TASK STATEMENT - From the first line of the listing below to the line with "from matplotlib.transforms import offset_copy", print each line exactly, and nothing more. Leave out the pictures.

**********

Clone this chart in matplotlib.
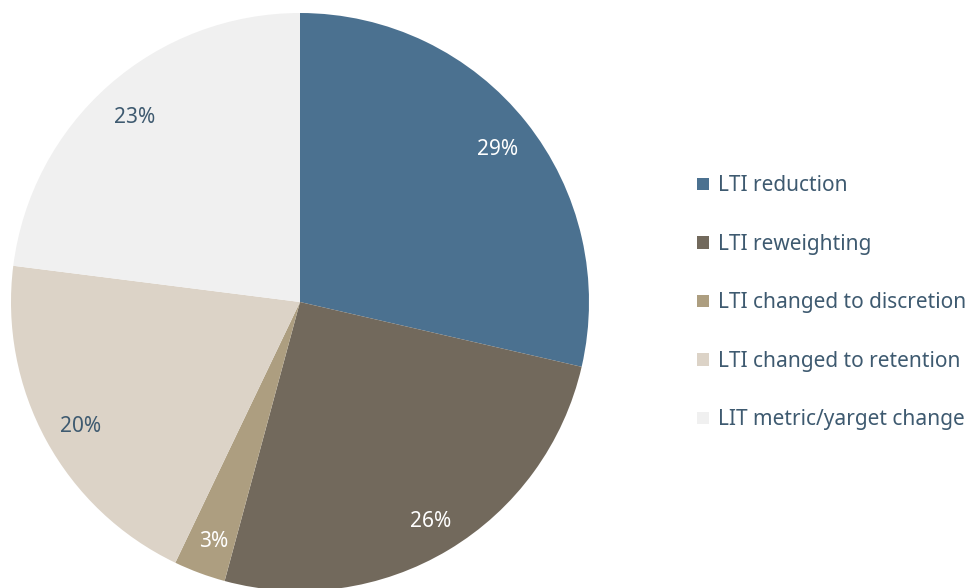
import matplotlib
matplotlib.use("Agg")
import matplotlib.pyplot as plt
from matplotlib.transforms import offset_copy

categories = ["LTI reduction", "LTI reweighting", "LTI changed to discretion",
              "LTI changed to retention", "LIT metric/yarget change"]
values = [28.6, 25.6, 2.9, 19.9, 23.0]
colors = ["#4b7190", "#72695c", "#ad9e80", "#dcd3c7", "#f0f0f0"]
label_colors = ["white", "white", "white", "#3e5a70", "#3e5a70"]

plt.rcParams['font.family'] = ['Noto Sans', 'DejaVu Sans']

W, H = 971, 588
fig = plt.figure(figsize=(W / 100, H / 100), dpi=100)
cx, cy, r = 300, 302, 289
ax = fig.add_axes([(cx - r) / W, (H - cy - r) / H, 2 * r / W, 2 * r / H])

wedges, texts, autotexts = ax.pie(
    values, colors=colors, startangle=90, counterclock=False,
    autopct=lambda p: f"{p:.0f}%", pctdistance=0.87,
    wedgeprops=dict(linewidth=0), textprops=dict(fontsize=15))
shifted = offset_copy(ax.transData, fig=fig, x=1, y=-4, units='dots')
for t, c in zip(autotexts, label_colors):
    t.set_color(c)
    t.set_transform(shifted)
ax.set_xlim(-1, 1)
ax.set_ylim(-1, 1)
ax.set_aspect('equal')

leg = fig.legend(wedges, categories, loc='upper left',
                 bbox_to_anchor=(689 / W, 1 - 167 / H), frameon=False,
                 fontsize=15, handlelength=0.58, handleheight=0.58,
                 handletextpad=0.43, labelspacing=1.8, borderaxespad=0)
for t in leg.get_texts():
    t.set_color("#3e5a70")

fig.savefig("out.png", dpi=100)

**********

THE RESPONSE -
Clone this chart in matplotlib.
import matplotlib
matplotlib.use("Agg")
import matplotlib.pyplot as plt
from matplotlib.transforms import offset_copy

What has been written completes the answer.